We saw the excellent production a couple of weeks ago and Rhys signed this drawing for me yesterday at the stage door.
When it premiered in 1960, Harold Pinter’s first big hit, THE CARETAKER changed the face of modern theatre. The psychological study of the confluence of power, allegiance, innocence and corruption among two brothers, Aston and Mick and the homeless hobo Davis. The Old Vic’s latest revival, directed by Matthew Warchus stars Timothy Spall, who specialises in characters outside the social norms He plays Davis, the classic Pinter outsider,disruptive, insistent, menacing yet pathetic. Daniel Mays is the kindly Aston and George MacKay portrays the brutal brother Mick, who exposes Davis as an ‘Artful Dodger.’
I caught up with Daniel and George during a passing shower, under the protection of a cheap umbrella at the stage door and Timothy a week later in drier conditions. All three were happy to sign this sketch.
In 2011 four time BAFTA nominee Anne-Marie Duff played Alma Rattenbury in Terrance Rattigan’s final play Cause Célèbre at London’s Old Vic directed Thea Sharrock.
It was part of the centenary celebrations for the acclaimed English playwright. Originally staged in London in 1977, just a few months before the dramatist’s death, the courtroom drama is based on the famous case of Alma Rattenbury who was charged in 1935, together with her teenage lover, with the murder of her husband who had been bludgeoned to death. It is structurally daring, mixing the traditional conventions of courtroom drama with flashbacks.
“Anne-Marie Duff is electrifying in this terrific revival” wrote Charles Spencer in his four star Telegraph review.
The enigmatic multi award-winning actor, Kevin Spacey has been the Old Vic’s Artistic Director since 2003. His efforts have been recognised by a variety of accolades, including an honorary CBE from the Queen.
On stage, I have been fortunate enough (without paying a fortune) to see Kevin in two productions at the theatre. Inherit the Wind and Richard III. The latter reunited director Sam Mendes with Kevin for the first time since their successful collaboration in the Oscar winning film American Beauty.
With Kevin in the title role as the tyrant monarch (although his newly found skull, found under a Leicester car park, suggested he did not have the face of a deformed despot, which pleased the anti-Shakespeare/pro-Richard faction) the production began at the Old Vic in mid 2011, followed by a worldwide tour, culminating in a New York season in 2012.
With his other play and at various public appearances such as opening nights, premieres, even Mikhail Gorbachev‘s 80th birthday bash (Kevin was MC) at the Royal Albert Hall. I have always found him a generous and gracious signer.

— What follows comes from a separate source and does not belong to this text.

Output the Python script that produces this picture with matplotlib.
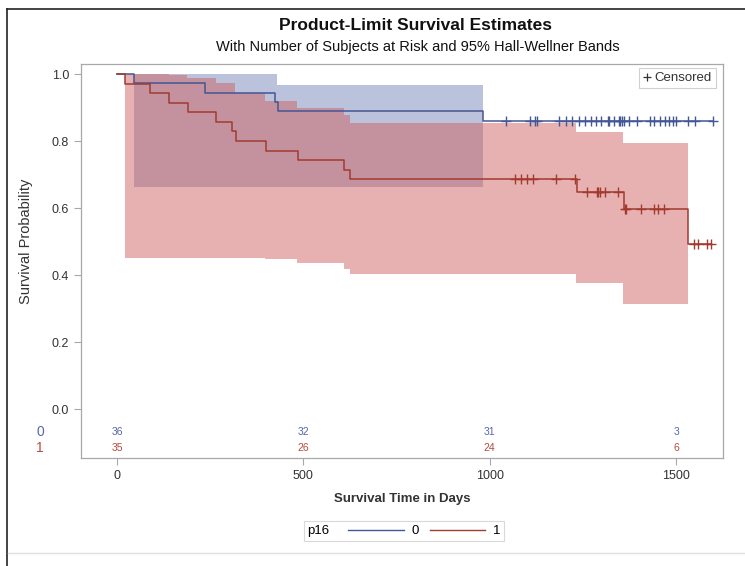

He even had his own ‘siggy stall’ – a custom built signing window next to the Old Vic stage door, which he stands behind after each performance, signs and poses for pics. However, for Richard III he did not use the protective porthole and did not sign at all. It was probably due to the taxing final scenes in which he hangs upside down for some length of time. It would take a while for him to stabilise into a Sharpie controlling state. So I left the sketch at the stage door with a note and a stamped self-addressed envelope. It was returned to me within the week.